DIRECTIVE:
Beneath this instruction is a block of data; output from it exactly the lines that run from the one containing "Output the web" through the one containing "0.545, 0.524, 0.505];", inclusive.

═══ RECORDS PROVIDED

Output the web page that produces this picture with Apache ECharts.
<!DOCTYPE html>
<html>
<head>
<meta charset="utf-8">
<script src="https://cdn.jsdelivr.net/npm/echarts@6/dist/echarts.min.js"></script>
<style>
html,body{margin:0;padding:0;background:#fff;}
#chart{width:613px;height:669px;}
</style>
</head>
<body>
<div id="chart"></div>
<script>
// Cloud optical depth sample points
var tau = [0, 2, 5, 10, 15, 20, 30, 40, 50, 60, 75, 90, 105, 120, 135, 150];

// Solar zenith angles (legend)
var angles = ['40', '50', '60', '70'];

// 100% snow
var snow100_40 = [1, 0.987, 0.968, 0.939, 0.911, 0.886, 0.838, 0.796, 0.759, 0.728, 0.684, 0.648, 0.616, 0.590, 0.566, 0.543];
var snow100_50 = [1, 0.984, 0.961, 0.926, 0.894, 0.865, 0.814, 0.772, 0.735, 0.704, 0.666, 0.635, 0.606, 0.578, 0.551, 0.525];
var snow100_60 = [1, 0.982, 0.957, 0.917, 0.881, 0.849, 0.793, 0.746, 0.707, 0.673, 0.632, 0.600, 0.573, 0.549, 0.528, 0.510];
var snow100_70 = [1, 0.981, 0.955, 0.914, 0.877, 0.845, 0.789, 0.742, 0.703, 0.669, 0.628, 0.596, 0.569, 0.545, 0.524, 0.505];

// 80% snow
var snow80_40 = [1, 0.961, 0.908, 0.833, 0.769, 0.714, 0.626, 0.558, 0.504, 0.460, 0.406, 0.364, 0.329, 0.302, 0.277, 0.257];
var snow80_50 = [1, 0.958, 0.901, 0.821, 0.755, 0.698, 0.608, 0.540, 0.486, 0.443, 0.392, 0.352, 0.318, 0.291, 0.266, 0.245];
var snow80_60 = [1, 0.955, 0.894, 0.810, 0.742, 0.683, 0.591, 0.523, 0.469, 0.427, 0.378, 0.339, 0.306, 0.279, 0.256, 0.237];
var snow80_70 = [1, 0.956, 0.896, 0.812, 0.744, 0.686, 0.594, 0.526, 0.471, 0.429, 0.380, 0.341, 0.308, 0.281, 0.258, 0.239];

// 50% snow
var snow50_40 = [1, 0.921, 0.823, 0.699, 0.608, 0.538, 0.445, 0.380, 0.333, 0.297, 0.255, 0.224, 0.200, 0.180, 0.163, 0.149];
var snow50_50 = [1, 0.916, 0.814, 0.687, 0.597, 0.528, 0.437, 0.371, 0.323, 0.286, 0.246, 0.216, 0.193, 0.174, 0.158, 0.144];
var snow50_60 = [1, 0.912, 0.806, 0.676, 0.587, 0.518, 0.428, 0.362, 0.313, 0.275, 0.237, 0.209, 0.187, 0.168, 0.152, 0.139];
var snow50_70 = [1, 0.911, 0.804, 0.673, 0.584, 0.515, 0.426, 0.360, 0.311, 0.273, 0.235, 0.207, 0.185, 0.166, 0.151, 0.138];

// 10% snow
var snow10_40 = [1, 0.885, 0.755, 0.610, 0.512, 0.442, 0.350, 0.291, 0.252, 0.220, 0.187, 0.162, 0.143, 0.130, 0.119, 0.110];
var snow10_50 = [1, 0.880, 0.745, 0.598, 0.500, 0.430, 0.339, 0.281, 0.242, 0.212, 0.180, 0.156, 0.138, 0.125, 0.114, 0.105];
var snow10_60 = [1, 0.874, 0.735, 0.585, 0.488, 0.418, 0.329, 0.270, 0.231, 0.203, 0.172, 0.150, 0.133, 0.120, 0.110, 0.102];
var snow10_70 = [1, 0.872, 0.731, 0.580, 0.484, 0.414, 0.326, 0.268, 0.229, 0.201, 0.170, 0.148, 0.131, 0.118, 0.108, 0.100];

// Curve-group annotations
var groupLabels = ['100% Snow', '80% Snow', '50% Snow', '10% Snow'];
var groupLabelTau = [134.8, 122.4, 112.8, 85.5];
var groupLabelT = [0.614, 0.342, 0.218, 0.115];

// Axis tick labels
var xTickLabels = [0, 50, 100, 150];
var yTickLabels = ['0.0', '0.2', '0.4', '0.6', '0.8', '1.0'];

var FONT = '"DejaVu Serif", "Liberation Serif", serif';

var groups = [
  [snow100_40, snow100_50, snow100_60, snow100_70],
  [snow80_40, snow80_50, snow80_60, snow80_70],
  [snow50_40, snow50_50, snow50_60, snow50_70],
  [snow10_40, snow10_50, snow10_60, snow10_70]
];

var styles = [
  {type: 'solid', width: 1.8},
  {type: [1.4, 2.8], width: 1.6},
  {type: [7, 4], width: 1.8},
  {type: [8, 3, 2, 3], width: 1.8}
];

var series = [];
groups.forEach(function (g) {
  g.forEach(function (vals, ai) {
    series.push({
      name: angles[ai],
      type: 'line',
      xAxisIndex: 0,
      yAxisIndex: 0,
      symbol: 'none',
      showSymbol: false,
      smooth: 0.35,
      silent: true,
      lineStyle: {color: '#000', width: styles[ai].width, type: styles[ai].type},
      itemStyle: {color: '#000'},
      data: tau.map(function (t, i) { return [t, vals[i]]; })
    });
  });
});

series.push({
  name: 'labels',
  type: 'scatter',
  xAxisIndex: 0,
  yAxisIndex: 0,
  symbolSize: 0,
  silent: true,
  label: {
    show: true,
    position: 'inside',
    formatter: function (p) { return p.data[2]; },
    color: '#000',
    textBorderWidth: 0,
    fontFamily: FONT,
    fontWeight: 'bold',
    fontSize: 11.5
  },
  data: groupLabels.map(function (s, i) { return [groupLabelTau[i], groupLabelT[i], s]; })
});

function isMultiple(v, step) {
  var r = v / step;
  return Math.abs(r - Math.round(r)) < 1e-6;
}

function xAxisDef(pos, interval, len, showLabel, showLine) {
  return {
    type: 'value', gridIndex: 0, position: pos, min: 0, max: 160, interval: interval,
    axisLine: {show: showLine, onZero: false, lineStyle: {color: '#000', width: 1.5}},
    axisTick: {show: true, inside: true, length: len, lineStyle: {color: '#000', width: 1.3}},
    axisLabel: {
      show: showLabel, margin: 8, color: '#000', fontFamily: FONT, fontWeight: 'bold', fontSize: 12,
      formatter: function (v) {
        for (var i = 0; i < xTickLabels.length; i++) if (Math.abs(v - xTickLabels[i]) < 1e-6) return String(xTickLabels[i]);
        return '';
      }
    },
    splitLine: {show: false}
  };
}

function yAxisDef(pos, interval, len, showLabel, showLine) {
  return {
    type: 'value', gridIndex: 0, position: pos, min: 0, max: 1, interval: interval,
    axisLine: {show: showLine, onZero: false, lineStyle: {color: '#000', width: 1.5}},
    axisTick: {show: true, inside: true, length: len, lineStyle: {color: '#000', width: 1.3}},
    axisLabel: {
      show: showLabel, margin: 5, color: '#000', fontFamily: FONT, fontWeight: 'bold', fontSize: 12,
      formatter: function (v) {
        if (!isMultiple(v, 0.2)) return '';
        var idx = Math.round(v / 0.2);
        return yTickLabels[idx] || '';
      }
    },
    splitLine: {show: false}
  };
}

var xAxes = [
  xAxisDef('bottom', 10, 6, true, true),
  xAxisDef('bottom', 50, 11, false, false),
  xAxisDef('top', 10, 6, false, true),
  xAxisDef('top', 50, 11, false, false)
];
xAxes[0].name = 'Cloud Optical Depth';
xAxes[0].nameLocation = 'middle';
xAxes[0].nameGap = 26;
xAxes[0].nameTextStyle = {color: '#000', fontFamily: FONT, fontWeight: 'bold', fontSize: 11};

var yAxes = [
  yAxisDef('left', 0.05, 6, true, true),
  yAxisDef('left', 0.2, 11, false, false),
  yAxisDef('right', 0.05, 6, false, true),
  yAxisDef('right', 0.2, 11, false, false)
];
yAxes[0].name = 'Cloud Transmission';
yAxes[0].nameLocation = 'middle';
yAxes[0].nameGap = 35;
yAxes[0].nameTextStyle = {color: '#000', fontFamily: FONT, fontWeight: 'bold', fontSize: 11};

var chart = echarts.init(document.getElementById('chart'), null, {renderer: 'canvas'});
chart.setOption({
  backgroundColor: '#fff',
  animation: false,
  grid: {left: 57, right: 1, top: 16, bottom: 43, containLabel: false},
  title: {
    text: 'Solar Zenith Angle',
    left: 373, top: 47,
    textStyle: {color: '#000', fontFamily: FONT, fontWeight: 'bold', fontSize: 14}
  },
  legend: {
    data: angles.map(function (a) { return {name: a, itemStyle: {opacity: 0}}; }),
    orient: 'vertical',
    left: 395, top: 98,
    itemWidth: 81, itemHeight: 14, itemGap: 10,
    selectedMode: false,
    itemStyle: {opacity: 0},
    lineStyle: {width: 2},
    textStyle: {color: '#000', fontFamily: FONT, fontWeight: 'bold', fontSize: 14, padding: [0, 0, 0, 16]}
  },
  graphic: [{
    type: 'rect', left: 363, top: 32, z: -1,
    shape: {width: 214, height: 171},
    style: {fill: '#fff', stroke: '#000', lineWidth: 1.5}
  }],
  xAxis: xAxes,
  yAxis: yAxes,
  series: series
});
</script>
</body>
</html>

══════
═══ RECORDS PROVIDED

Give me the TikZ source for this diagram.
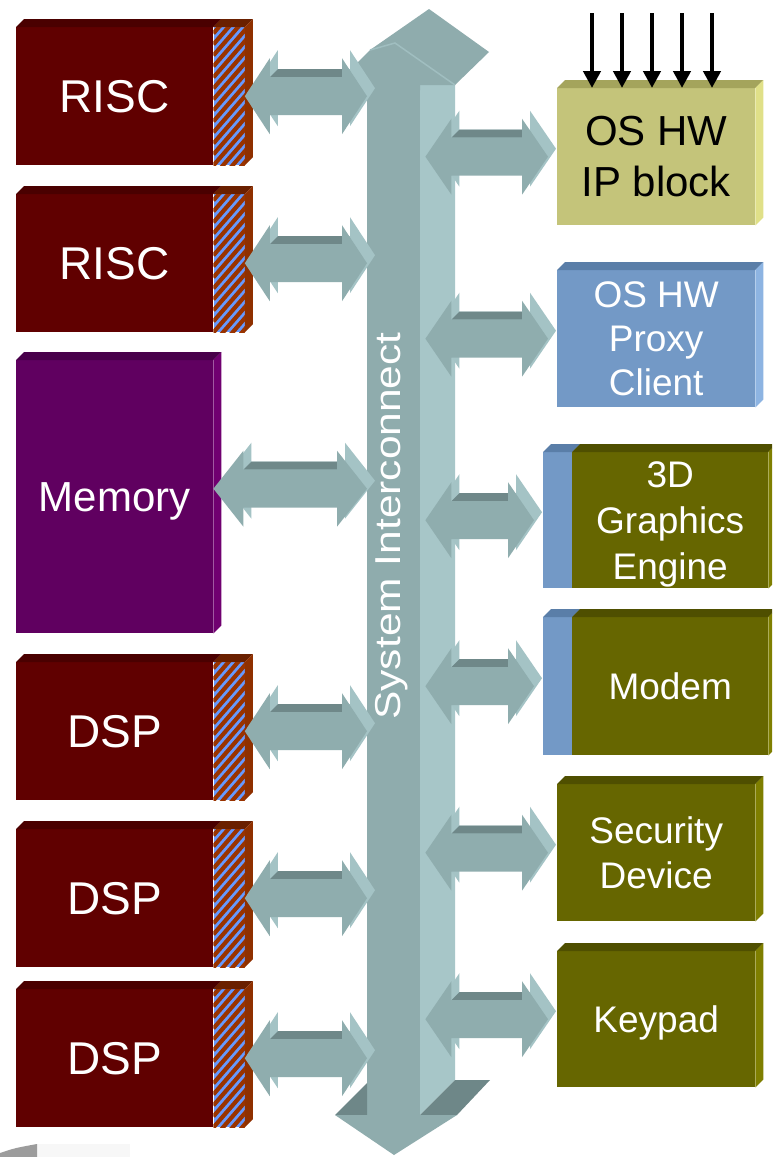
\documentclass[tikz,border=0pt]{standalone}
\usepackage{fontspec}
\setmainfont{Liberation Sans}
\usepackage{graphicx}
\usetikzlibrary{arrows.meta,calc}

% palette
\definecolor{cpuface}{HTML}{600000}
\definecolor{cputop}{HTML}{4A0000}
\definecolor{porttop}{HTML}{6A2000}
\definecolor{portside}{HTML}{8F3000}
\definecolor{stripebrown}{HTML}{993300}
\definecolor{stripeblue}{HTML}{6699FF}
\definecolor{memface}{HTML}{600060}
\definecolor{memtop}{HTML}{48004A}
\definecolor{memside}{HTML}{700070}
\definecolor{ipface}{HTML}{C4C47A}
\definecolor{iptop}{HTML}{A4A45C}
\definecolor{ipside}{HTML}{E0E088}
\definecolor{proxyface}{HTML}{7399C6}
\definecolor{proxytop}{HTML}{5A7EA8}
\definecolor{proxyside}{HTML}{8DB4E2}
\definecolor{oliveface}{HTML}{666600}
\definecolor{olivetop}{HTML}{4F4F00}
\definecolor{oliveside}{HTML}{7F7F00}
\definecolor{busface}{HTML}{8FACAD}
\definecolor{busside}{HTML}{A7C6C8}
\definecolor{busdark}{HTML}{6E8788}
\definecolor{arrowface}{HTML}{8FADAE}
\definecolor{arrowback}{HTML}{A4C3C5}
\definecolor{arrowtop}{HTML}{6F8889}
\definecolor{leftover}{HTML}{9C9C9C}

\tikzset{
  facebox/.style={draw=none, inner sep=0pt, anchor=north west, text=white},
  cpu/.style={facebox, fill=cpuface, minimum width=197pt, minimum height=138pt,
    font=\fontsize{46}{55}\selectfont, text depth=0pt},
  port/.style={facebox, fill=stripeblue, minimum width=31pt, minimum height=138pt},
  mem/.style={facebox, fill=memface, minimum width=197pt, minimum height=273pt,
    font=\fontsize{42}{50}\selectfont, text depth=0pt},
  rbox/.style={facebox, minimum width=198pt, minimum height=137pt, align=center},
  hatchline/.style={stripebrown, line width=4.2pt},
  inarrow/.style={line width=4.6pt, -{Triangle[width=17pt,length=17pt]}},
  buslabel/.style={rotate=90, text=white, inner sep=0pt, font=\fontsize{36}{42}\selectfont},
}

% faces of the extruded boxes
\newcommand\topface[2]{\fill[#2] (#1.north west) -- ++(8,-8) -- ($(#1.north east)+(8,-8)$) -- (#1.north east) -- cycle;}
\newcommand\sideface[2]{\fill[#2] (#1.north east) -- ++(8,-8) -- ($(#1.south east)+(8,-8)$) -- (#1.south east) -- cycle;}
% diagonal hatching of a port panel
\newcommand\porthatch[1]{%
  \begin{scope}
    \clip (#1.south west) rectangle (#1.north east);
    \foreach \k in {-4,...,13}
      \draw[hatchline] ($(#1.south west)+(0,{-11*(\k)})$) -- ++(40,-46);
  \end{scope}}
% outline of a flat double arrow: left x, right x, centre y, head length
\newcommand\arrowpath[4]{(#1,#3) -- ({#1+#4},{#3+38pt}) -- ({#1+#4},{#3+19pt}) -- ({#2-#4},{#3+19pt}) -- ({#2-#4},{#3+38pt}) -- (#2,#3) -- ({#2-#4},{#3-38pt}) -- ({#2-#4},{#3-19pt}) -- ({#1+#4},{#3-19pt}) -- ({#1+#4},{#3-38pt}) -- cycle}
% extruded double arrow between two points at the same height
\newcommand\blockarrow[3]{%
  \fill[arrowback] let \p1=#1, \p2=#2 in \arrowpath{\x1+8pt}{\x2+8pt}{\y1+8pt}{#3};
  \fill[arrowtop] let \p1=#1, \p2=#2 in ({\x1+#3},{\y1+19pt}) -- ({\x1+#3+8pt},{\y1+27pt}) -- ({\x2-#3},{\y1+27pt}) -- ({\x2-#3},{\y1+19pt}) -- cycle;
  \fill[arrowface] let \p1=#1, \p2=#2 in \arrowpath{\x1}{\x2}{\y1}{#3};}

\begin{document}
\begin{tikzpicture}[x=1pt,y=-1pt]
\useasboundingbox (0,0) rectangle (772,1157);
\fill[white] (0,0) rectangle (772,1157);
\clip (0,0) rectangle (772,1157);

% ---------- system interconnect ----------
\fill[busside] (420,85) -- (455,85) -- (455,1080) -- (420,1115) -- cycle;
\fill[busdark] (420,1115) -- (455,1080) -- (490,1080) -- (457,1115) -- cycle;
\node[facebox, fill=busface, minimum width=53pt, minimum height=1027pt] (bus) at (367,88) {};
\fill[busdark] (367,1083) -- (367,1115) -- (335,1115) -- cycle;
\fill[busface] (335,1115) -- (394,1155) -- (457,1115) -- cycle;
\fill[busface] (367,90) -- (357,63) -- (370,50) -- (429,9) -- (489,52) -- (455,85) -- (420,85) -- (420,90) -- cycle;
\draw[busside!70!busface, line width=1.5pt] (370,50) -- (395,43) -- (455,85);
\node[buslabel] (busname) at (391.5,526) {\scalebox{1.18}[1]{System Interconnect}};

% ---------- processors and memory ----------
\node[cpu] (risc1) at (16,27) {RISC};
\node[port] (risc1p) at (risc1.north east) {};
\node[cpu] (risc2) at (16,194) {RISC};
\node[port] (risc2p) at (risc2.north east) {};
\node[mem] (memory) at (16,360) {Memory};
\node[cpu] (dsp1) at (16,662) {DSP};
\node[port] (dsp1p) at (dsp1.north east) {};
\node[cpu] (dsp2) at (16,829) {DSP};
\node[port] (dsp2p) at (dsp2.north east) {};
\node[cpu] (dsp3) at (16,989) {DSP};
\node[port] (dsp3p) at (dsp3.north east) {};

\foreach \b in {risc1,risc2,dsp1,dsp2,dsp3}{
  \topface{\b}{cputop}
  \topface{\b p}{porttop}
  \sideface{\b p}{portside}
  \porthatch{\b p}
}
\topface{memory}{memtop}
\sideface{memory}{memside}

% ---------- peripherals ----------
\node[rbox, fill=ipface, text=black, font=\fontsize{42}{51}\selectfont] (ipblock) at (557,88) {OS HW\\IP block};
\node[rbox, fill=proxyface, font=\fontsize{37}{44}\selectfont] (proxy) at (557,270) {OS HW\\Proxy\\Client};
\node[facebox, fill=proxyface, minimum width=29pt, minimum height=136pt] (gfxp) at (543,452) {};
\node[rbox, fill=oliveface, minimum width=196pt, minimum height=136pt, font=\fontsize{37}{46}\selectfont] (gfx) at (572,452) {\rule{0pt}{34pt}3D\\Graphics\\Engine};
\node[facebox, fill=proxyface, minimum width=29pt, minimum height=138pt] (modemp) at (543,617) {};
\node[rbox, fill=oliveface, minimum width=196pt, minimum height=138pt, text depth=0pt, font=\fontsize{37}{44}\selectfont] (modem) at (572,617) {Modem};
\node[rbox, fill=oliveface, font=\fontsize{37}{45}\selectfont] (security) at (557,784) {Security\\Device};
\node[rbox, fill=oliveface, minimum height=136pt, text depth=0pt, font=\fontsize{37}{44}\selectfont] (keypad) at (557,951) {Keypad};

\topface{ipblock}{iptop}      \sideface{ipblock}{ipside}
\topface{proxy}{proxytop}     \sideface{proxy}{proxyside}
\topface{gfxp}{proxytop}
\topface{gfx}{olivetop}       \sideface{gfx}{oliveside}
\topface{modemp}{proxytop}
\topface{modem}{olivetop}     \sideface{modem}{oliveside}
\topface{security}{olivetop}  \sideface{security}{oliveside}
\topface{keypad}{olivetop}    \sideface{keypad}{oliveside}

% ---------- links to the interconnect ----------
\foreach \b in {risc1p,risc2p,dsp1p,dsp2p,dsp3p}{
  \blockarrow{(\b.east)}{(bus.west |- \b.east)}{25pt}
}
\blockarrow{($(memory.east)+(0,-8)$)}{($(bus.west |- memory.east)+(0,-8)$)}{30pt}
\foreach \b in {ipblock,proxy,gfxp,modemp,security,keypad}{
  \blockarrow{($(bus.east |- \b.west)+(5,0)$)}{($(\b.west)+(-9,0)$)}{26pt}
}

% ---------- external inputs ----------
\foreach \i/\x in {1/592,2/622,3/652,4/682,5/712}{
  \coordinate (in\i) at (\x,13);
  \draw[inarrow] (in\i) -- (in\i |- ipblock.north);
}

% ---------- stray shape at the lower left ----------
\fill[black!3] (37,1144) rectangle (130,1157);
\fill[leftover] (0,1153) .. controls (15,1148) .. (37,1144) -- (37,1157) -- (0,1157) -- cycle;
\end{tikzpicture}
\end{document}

══════
═══ RECORDS PROVIDED

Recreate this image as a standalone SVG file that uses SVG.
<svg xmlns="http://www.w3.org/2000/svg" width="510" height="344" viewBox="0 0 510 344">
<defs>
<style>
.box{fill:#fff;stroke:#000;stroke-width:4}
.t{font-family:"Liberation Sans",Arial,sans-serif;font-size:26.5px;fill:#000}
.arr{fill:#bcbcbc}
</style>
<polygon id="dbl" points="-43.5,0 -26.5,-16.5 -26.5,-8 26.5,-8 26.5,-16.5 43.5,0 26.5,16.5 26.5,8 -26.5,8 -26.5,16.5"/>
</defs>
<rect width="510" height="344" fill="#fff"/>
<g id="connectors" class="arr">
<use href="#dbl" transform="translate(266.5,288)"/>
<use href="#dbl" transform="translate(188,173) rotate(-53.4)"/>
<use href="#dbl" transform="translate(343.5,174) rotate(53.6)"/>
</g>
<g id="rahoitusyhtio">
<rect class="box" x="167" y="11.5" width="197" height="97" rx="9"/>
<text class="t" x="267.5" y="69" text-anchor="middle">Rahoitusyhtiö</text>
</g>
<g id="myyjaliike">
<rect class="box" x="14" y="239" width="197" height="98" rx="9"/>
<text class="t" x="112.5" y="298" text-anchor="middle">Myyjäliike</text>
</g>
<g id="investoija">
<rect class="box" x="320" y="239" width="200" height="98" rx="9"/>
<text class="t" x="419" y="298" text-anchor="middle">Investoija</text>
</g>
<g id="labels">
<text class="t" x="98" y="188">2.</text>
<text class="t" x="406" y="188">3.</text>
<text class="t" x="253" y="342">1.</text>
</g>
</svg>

══════

SOLUTION FOR THIS PROBLEM:
Output the web page that produces this picture with Apache ECharts.
<!DOCTYPE html>
<html>
<head>
<meta charset="utf-8">
<script src="https://cdn.jsdelivr.net/npm/echarts@6/dist/echarts.min.js"></script>
<style>
html,body{margin:0;padding:0;background:#fff;}
#chart{width:613px;height:669px;}
</style>
</head>
<body>
<div id="chart"></div>
<script>
// Cloud optical depth sample points
var tau = [0, 2, 5, 10, 15, 20, 30, 40, 50, 60, 75, 90, 105, 120, 135, 150];

// Solar zenith angles (legend)
var angles = ['40', '50', '60', '70'];

// 100% snow
var snow100_40 = [1, 0.987, 0.968, 0.939, 0.911, 0.886, 0.838, 0.796, 0.759, 0.728, 0.684, 0.648, 0.616, 0.590, 0.566, 0.543];
var snow100_50 = [1, 0.984, 0.961, 0.926, 0.894, 0.865, 0.814, 0.772, 0.735, 0.704, 0.666, 0.635, 0.606, 0.578, 0.551, 0.525];
var snow100_60 = [1, 0.982, 0.957, 0.917, 0.881, 0.849, 0.793, 0.746, 0.707, 0.673, 0.632, 0.600, 0.573, 0.549, 0.528, 0.510];
var snow100_70 = [1, 0.981, 0.955, 0.914, 0.877, 0.845, 0.789, 0.742, 0.703, 0.669, 0.628, 0.596, 0.569, 0.545, 0.524, 0.505];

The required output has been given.